Les exercices de la gymnastique établis chez les Grecs ne dépendirent pas moins de la bonté du principe du gouvernement. « Ce furent les Lacédémoniens & les Crétois, dit Platon[5], qui ouvrirent ces académies fameuses, qui leur firent tenir dans le monde un rang si distingué. La pudeur s’alarma d’abord ; mais elle céda à l’utilité publique ». Du temps de Platon, ces institutions étoient admirables[6] ; elles se rapportoient à un grand objet, qui étoit l’art militaire. Mais lorsque les Grecs n’eurent plus de vertu, elles détruisirent l’art militaire même ; on ne descendit plus sur l’arene pour se former, mais pour se corrompre[7].

Plutarque nous dit[8] que de son temps les Romains pensoient que ces jeux avoient été la principale cause de la servitude où étoient tombés les Grecs. C’étoit au contraire la servitude des Grecs qui avoit corrompu ces exercices. Du temps de Plutarque[9], les parcs où l’on combattoit à nud, & les jeux de la lutte, rendoient les jeunes gens lâches, les portoient à un amour infame, & n’en faisoient que des baladins. Mais du temps d’Epaminondas, l’exercice de la lutte faisoit gagner aux Thébains la bataille de Leuctres[10].

Il y a peu de lois qui ne soient bonnes, lorsque l’état n’a point perdu ses principes ; &, comme disoit Epicure en parlant des richesses, ce n’est point la liqueur qui est corrompue, c’est le vase.

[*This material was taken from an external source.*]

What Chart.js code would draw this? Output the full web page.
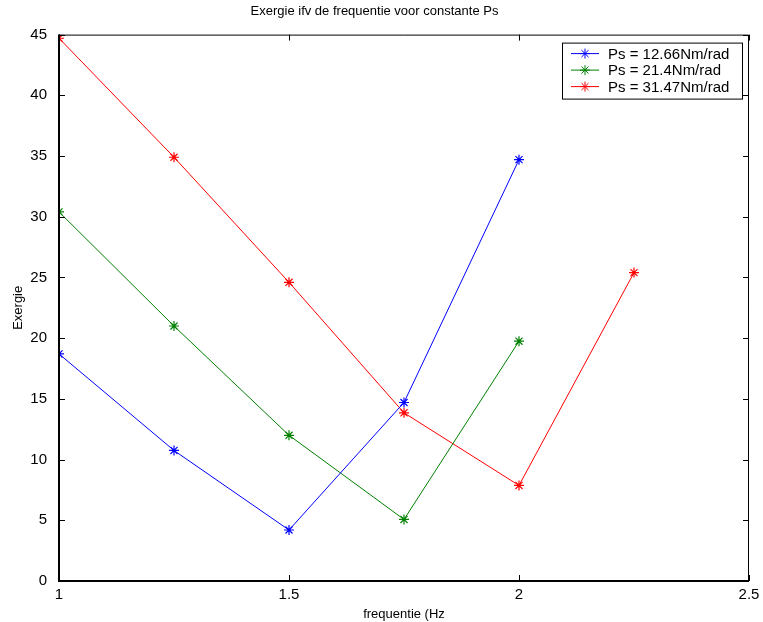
<!DOCTYPE html>
<html lang="nl">
<head>
    <meta charset="UTF-8">
    <title>Exergie ifv de frequentie</title>
    <script src="https://cdn.jsdelivr.net/npm/chart.js"></script>
    <style>
        html, body {
            margin: 0;
            padding: 0;
            background: #ffffff;
        }
        #wrap {
            width: 763px;
            height: 622px;
        }
    </style>
</head>
<body>
    <div id="wrap">
        <canvas id="exergieChart" width="763" height="622"></canvas>
    </div>

    <script>
        // frequentie (Hz)
        const freqA = [1, 1.25, 1.5, 1.75, 2];
        const freqB = [1, 1.25, 1.5, 1.75, 2, 2.25];

        // exergie per Ps
        const exergie1266 = [18.7, 10.75, 4.2, 14.7, 34.7];
        const exergie214 = [30.4, 21.0, 12.0, 5.07, 19.75];
        const exergie3147 = [44.7, 34.9, 24.6, 13.85, 7.87, 25.4];

        const seriesLabels = ['Ps = 12.66Nm/rad', 'Ps = 21.4Nm/rad', 'Ps = 31.47Nm/rad'];
        const seriesColors = ['#0000ff', '#008000', '#ff0000'];

        const xTicks = [1, 1.5, 2, 2.5];
        const yTicks = [0, 5, 10, 15, 20, 25, 30, 35, 40, 45];

        const FONT = "'Liberation Sans', Arial, sans-serif";

        function toPoints(xs, ys) {
            return xs.map((x, i) => ({ x: x, y: ys[i] }));
        }

        function makeSet(label, color, xs, ys) {
            return {
                label: label,
                data: toPoints(xs, ys),
                borderColor: color,
                backgroundColor: color,
                borderWidth: 1,
                pointStyle: 'star',
                pointRadius: 5,
                pointBorderWidth: 1.2,
                pointHoverRadius: 5,
                tension: 0
            };
        }

        // matlab-style box with inward ticks
        const frameBox = {
            id: 'frameBox',
            afterDatasetsDraw(chart) {
                const { ctx, chartArea: a, scales } = chart;
                const tick = 6;
                ctx.save();
                ctx.strokeStyle = '#000000';
                ctx.lineWidth = 1;
                ctx.beginPath();
                yTicks.forEach(v => {
                    const y = Math.round(scales.y.getPixelForValue(v)) + 0.5;
                    ctx.moveTo(a.left, y); ctx.lineTo(a.left + tick, y);
                    ctx.moveTo(a.right, y); ctx.lineTo(a.right - tick, y);
                });
                xTicks.forEach(v => {
                    const x = Math.round(scales.x.getPixelForValue(v)) + 0.5;
                    ctx.moveTo(x, a.bottom); ctx.lineTo(x, a.bottom - tick);
                    ctx.moveTo(x, a.top); ctx.lineTo(x, a.top + tick);
                });
                ctx.stroke();

                ctx.beginPath();
                ctx.moveTo(a.left, a.top + 0.5);
                ctx.lineTo(a.right - 0.5, a.top + 0.5);
                ctx.lineTo(a.right - 0.5, a.bottom);
                ctx.stroke();

                ctx.lineWidth = 2;
                ctx.beginPath();
                ctx.moveTo(a.left, a.top);
                ctx.lineTo(a.left, a.bottom);
                ctx.lineTo(a.right, a.bottom);
                ctx.stroke();
                ctx.restore();
            }
        };

        // legend box in the top right corner of the axes
        const boxLegend = {
            id: 'boxLegend',
            afterDraw(chart) {
                const { ctx, chartArea: a } = chart;
                const w = 180, h = 56;
                const x0 = a.right - 7 - w;
                const y0 = a.top + 8;
                ctx.save();
                ctx.fillStyle = '#ffffff';
                ctx.fillRect(x0, y0, w, h);
                ctx.strokeStyle = '#000000';
                ctx.lineWidth = 1;
                ctx.strokeRect(x0 + 0.5, y0 + 0.5, w, h);
                ctx.font = '15px ' + FONT;
                ctx.textBaseline = 'middle';
                chart.data.datasets.forEach((ds, i) => {
                    const y = y0 + 11 + i * 16.5;
                    ctx.strokeStyle = ds.borderColor;
                    ctx.lineWidth = 1;
                    ctx.beginPath();
                    ctx.moveTo(x0 + 9, y);
                    ctx.lineTo(x0 + 37, y);
                    ctx.stroke();
                    // asterisk marker
                    const cx = x0 + 23, r = 5;
                    ctx.beginPath();
                    ctx.moveTo(cx - r, y); ctx.lineTo(cx + r, y);
                    ctx.moveTo(cx, y - r); ctx.lineTo(cx, y + r);
                    const d = r * 0.707;
                    ctx.moveTo(cx - d, y - d); ctx.lineTo(cx + d, y + d);
                    ctx.moveTo(cx - d, y + d); ctx.lineTo(cx + d, y - d);
                    ctx.stroke();
                    ctx.fillStyle = '#000000';
                    ctx.fillText(ds.label, x0 + 46, y + 1);
                });
                ctx.restore();
            }
        };

        new Chart(document.getElementById('exergieChart'), {
            type: 'line',
            data: {
                datasets: [
                    makeSet(seriesLabels[0], seriesColors[0], freqA, exergie1266),
                    makeSet(seriesLabels[1], seriesColors[1], freqA, exergie214),
                    makeSet(seriesLabels[2], seriesColors[2], freqB, exergie3147)
                ]
            },
            options: {
                responsive: false,
                animation: false,
                layout: {
                    padding: { top: 0, right: 14, bottom: 0, left: 0 }
                },
                plugins: {
                    legend: { display: false },
                    tooltip: { enabled: false },
                    title: {
                        display: true,
                        text: 'Exergie ifv de frequentie voor constante Ps',
                        color: '#000000',
                        font: { family: FONT, size: 13, weight: 'normal' },
                        padding: { top: 4, bottom: 15 }
                    }
                },
                scales: {
                    x: {
                        type: 'linear',
                        min: 1,
                        max: 2.5,
                        afterBuildTicks: s => { s.ticks = xTicks.map(v => ({ value: v })); },
                        afterFit: s => { s.height = 41; },
                        grid: { display: false },
                        border: { display: false },
                        ticks: {
                            color: '#000000',
                            padding: -3,
                            maxRotation: 0,
                            font: { family: FONT, size: 15 },
                            callback: v => String(v)
                        },
                        title: {
                            display: true,
                            text: 'frequentie (Hz',
                            color: '#000000',
                            font: { family: FONT, size: 13 },
                            padding: { top: 2, bottom: 0 }
                        }
                    },
                    y: {
                        type: 'linear',
                        min: 0,
                        max: 45,
                        afterBuildTicks: s => { s.ticks = yTicks.map(v => ({ value: v })); },
                        afterFit: s => { s.width = 59; },
                        grid: { display: false },
                        border: { display: false },
                        ticks: {
                            color: '#000000',
                            padding: 4,
                            font: { family: FONT, size: 15 },
                            callback: v => String(v)
                        },
                        title: {
                            display: true,
                            text: 'Exergie',
                            color: '#000000',
                            font: { family: FONT, size: 13 },
                            padding: { top: 11, bottom: 4 }
                        }
                    }
                }
            },
            plugins: [frameBox, boxLegend]
        });
    </script>
</body>
</html>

  1. Aristote, Politiq. Liv. II, ch. X.
  2. On se réunissoit toujours d’abord contre les ennemis du dehors, ce qui s’appeloit syncrétismes. Plutarque, Moral. p. 88.
  3. Répub. liv. IX.
  4. Plutarq. Morales, au Traité, si l’homme d’âge doit se mêler des affaires publiques.
  5. Républ. Liv. V.
  6. La gymnastique se divisoit en deux parties, la danse & la lutte. On voyoit en Crete les danses armées de Curettes, à Lacédémone celles de Castor & de Pollux ; à Athenes, les danses armées de Pallas, très-propres pour ceux qui ne sont pas encore en âge d’aller à la guerre. La lutte est l’image de la guerre, dit Platin, des lois, liv. VII. Il loue l’antiquité de n’avoir établi que deux danses, la pacifique & la Pyrrhique. Voyez comment cette derniere danse s’appliquoit à l’art militaire. Platon, ibid.
  7. Aut libidinosœ
    Ledœas Lacedœmonis palœstras

    Martial, lib. IV. epig. 55.
  8. Œuvres morales, au Traité des demandes des choses Romaines.
  9. Plutarque, ibid.
  10. Plutarque, Morales, propos de tables, liv. II.